● TASK STATEMENT
Exactly reproduce the lines that run from the one containing "Generate a component" through the one containing "const pesValues = [1.1, 7.0, 12.1, 13.4];", ends included, with no pictures.

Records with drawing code
[Start]
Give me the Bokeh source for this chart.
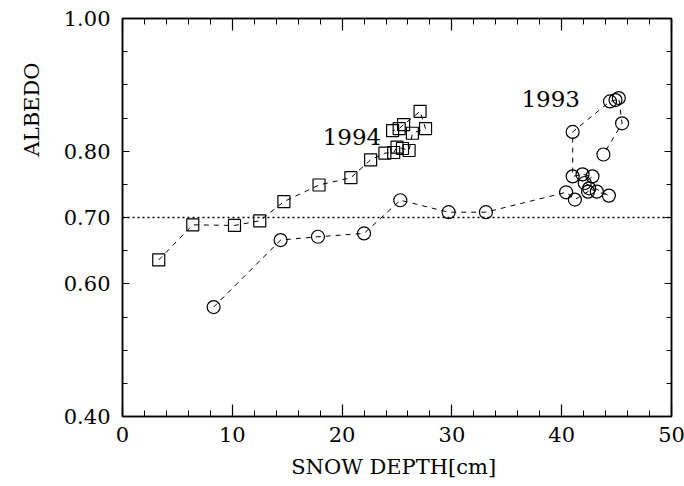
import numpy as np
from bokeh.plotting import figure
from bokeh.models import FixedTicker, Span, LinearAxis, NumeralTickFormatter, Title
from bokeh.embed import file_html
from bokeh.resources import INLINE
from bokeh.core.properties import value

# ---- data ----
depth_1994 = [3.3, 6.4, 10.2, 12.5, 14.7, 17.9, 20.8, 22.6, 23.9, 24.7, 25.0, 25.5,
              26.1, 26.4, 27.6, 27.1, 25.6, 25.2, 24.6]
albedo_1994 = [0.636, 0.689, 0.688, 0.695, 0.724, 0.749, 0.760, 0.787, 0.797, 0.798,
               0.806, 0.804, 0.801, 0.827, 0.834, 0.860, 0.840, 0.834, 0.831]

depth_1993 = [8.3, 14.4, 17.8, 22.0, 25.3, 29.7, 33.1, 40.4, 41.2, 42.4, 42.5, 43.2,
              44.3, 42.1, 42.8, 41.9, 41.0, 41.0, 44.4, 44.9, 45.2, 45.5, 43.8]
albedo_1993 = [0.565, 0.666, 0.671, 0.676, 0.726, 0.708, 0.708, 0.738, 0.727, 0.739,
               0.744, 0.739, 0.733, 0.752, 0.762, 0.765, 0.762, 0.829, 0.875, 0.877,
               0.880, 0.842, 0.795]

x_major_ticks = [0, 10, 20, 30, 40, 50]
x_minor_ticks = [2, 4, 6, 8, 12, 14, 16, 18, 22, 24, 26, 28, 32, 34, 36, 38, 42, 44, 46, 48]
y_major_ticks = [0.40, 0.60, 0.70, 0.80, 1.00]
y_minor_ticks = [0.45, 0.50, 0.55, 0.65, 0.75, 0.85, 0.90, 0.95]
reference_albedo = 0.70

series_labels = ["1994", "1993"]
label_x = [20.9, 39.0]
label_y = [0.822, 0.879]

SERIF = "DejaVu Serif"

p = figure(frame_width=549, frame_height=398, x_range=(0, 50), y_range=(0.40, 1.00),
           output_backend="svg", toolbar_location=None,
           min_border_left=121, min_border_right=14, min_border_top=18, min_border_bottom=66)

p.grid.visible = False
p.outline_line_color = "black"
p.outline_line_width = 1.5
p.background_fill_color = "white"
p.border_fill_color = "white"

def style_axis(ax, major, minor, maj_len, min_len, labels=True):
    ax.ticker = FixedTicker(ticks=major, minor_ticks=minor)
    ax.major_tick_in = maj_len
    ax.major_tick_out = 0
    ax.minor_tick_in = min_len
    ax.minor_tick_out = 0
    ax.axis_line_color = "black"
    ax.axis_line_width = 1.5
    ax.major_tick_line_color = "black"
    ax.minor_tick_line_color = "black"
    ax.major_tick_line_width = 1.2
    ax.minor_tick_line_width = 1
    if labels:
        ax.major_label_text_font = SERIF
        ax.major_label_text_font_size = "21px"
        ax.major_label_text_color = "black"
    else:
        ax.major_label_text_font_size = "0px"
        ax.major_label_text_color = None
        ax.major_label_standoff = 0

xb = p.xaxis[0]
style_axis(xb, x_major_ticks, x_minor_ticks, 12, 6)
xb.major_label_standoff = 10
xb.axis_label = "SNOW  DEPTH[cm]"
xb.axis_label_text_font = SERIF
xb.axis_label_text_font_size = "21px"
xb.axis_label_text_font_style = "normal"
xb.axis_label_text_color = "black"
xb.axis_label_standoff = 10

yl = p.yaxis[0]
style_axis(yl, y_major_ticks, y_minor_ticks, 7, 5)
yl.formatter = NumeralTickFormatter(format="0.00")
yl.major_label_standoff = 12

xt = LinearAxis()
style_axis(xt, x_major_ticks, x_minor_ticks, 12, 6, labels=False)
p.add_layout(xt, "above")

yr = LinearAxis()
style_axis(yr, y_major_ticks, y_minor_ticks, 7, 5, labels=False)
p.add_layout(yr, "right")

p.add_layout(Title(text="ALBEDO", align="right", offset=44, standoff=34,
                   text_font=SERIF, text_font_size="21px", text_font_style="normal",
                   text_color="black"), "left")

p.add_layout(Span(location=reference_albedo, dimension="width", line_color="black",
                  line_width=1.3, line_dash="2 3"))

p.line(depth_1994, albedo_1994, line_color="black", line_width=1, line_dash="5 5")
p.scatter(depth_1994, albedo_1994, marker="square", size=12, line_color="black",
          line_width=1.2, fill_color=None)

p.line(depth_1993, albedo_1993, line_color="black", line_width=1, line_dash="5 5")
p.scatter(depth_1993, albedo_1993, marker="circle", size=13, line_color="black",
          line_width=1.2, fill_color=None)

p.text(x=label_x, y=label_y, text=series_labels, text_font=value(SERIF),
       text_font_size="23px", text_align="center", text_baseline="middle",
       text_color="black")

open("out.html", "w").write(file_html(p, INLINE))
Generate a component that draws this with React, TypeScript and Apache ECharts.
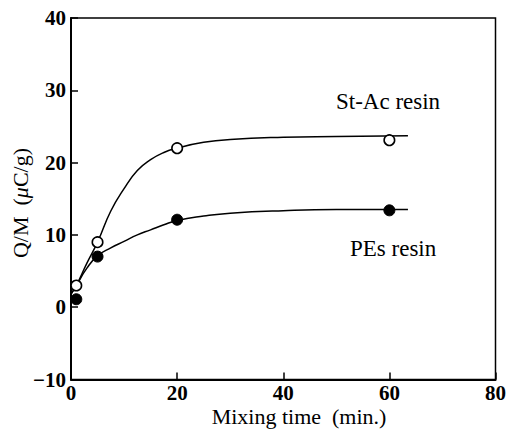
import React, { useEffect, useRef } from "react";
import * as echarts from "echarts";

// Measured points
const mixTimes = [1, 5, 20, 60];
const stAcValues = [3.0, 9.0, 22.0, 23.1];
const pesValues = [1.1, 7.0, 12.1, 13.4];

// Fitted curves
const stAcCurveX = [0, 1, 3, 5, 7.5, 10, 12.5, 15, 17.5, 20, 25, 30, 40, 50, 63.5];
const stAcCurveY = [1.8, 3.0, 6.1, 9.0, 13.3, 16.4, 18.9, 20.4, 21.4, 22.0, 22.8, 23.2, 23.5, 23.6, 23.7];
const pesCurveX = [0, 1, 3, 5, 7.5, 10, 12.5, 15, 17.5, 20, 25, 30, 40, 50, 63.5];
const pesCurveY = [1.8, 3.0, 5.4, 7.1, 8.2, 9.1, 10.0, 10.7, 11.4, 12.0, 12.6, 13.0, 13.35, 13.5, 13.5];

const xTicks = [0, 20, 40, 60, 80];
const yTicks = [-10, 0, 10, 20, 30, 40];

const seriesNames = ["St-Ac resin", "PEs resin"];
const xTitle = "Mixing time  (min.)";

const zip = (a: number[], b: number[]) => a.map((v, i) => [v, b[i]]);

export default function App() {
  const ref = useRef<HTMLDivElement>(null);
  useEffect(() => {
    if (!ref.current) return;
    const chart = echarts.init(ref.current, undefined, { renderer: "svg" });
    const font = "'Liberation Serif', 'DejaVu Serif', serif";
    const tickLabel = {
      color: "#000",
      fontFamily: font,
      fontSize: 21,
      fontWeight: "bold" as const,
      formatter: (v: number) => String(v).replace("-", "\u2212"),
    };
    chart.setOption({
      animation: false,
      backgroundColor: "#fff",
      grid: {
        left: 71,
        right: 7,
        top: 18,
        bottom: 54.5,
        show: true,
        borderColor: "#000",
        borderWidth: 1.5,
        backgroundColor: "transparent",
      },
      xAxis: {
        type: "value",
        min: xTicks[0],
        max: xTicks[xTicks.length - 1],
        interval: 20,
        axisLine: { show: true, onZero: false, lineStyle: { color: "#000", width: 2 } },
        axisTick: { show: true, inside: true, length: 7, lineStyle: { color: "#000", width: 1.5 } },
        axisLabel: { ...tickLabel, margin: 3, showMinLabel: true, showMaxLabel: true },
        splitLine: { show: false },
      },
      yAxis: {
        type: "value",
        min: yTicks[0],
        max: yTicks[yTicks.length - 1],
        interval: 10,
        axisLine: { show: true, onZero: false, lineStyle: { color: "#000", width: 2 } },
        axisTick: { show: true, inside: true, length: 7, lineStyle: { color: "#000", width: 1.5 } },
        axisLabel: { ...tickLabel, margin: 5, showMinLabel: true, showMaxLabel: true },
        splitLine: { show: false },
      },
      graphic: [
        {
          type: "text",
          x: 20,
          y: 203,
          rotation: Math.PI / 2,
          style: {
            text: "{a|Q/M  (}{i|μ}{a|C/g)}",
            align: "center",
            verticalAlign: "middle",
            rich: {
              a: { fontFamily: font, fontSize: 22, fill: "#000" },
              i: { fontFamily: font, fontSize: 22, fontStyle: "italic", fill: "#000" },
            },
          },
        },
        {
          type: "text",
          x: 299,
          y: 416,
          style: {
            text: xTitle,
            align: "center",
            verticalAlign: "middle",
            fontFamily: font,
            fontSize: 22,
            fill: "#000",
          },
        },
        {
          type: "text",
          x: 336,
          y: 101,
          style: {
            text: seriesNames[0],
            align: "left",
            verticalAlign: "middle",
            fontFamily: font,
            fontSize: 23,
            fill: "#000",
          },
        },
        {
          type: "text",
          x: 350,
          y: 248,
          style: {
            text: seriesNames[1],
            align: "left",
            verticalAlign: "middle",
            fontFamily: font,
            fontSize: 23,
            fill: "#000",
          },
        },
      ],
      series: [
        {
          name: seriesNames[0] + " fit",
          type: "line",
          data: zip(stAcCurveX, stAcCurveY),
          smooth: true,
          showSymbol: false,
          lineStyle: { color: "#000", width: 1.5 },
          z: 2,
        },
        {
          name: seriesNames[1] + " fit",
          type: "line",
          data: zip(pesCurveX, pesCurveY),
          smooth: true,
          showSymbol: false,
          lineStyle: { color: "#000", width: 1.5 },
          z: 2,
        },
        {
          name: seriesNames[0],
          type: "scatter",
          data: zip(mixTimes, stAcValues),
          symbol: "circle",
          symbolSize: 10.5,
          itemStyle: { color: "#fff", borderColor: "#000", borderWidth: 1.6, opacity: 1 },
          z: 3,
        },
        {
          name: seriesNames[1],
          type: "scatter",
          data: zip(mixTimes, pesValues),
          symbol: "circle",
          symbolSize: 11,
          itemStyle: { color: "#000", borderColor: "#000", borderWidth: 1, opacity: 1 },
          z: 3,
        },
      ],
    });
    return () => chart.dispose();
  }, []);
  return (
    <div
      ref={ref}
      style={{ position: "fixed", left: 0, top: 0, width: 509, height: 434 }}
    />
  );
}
[End]
● CORRECT RESULT
Generate a component that draws this with React, TypeScript and Apache ECharts.
import React, { useEffect, useRef } from "react";
import * as echarts from "echarts";

// Measured points
const mixTimes = [1, 5, 20, 60];
const stAcValues = [3.0, 9.0, 22.0, 23.1];
const pesValues = [1.1, 7.0, 12.1, 13.4];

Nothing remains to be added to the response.